*DO THIS*. Reproduce the data exactly and drop any pictures it holds.
◆ ◆ ◆ ◆ ◆ ◆ ◆
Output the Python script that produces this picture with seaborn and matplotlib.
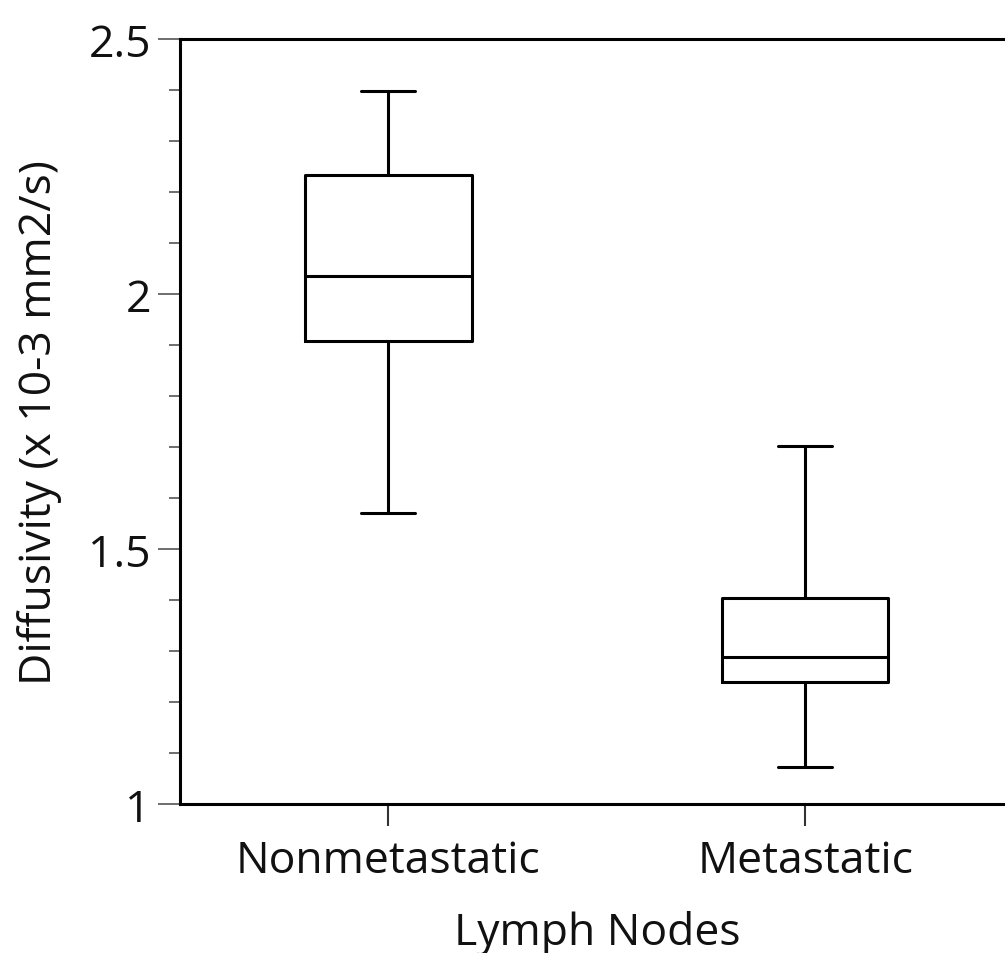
import matplotlib
matplotlib.use("Agg")
import matplotlib.pyplot as plt
import seaborn as sns
import pandas as pd
import numpy as np
from matplotlib.ticker import MultipleLocator

# Five-number summaries (min, Q1, median, Q3, max)
categories = ["Nonmetastatic", "Metastatic"]
nonmetastatic = [1.571, 1.908, 2.035, 2.233, 2.398]
metastatic = [1.073, 1.239, 1.288, 1.404, 1.702]

df = pd.DataFrame({
    "group": [categories[0]] * len(nonmetastatic) + [categories[1]] * len(metastatic),
    "value": nonmetastatic + metastatic,
})

sns.set_theme(style="white")
plt.rcParams["font.family"] = ["Open Sans", "DejaVu Sans"]

fig = plt.figure(figsize=(10.05, 9.54), dpi=100)
ax = fig.add_axes([180 / 1005, 1 - 805 / 954, (1013.5 - 180) / 1005, (805 - 40) / 954])

lw = 2.2
sns.boxplot(data=df, x="group", y="value", order=categories, ax=ax,
            whis=(0, 100), width=0.4, fill=False, color="black",
            linewidth=lw, capwidths=0.13, showfliers=False)

ax.set_xlim(-0.5, 1.5)
ax.set_ylim(1, 2.5)
ax.yaxis.set_minor_locator(MultipleLocator(0.1))
ax.set_yticks([1, 1.5, 2, 2.5])
ax.set_yticklabels(["1", "1.5", "2", "2.5"])

for s in ["left", "top", "bottom"]:
    ax.spines[s].set_visible(True)
    ax.spines[s].set_color("black")
    ax.spines[s].set_linewidth(lw)
ax.spines["right"].set_visible(False)

fs = 32
ax.tick_params(axis="y", which="major", direction="out", length=16, width=1.2,
               color="#555555", labelsize=fs, pad=5, left=True)
ax.tick_params(axis="y", which="minor", direction="out", length=8, width=1.2,
               color="#555555", left=True)
ax.tick_params(axis="x", which="major", direction="out", length=16, width=1.5,
               color="#333333", labelsize=fs, pad=9, bottom=True)
for lab in ax.get_xticklabels() + ax.get_yticklabels():
    lab.set_color("#111111")

ax.set_xlabel("Lymph Nodes", fontsize=fs, labelpad=19, color="#111111")
ax.set_ylabel("Diffusivity (x 10-3 mm2/s)", fontsize=fs, labelpad=19, color="#111111")

fig.savefig("out.png", dpi=100)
◆ ◆ ◆ ◆ ◆ ◆ ◆
*RESULT OF THE TASK*.
Output the Python script that produces this picture with seaborn and matplotlib.
import matplotlib
matplotlib.use("Agg")
import matplotlib.pyplot as plt
import seaborn as sns
import pandas as pd
import numpy as np
from matplotlib.ticker import MultipleLocator

# Five-number summaries (min, Q1, median, Q3, max)
categories = ["Nonmetastatic", "Metastatic"]
nonmetastatic = [1.571, 1.908, 2.035, 2.233, 2.398]
metastatic = [1.073, 1.239, 1.288, 1.404, 1.702]

df = pd.DataFrame({
    "group": [categories[0]] * len(nonmetastatic) + [categories[1]] * len(metastatic),
    "value": nonmetastatic + metastatic,
})

sns.set_theme(style="white")
plt.rcParams["font.family"] = ["Open Sans", "DejaVu Sans"]

fig = plt.figure(figsize=(10.05, 9.54), dpi=100)
ax = fig.add_axes([180 / 1005, 1 - 805 / 954, (1013.5 - 180) / 1005, (805 - 40) / 954])

lw = 2.2
sns.boxplot(data=df, x="group", y="value", order=categories, ax=ax,
            whis=(0, 100), width=0.4, fill=False, color="black",
            linewidth=lw, capwidths=0.13, showfliers=False)

ax.set_xlim(-0.5, 1.5)
ax.set_ylim(1, 2.5)
ax.yaxis.set_minor_locator(MultipleLocator(0.1))
ax.set_yticks([1, 1.5, 2, 2.5])
ax.set_yticklabels(["1", "1.5", "2", "2.5"])

for s in ["left", "top", "bottom"]:
    ax.spines[s].set_visible(True)
    ax.spines[s].set_color("black")
    ax.spines[s].set_linewidth(lw)
ax.spines["right"].set_visible(False)

fs = 32
ax.tick_params(axis="y", which="major", direction="out", length=16, width=1.2,
               color="#555555", labelsize=fs, pad=5, left=True)
ax.tick_params(axis="y", which="minor", direction="out", length=8, width=1.2,
               color="#555555", left=True)
ax.tick_params(axis="x", which="major", direction="out", length=16, width=1.5,
               color="#333333", labelsize=fs, pad=9, bottom=True)
for lab in ax.get_xticklabels() + ax.get_yticklabels():
    lab.set_color("#111111")

ax.set_xlabel("Lymph Nodes", fontsize=fs, labelpad=19, color="#111111")
ax.set_ylabel("Diffusivity (x 10-3 mm2/s)", fontsize=fs, labelpad=19, color="#111111")

fig.savefig("out.png", dpi=100)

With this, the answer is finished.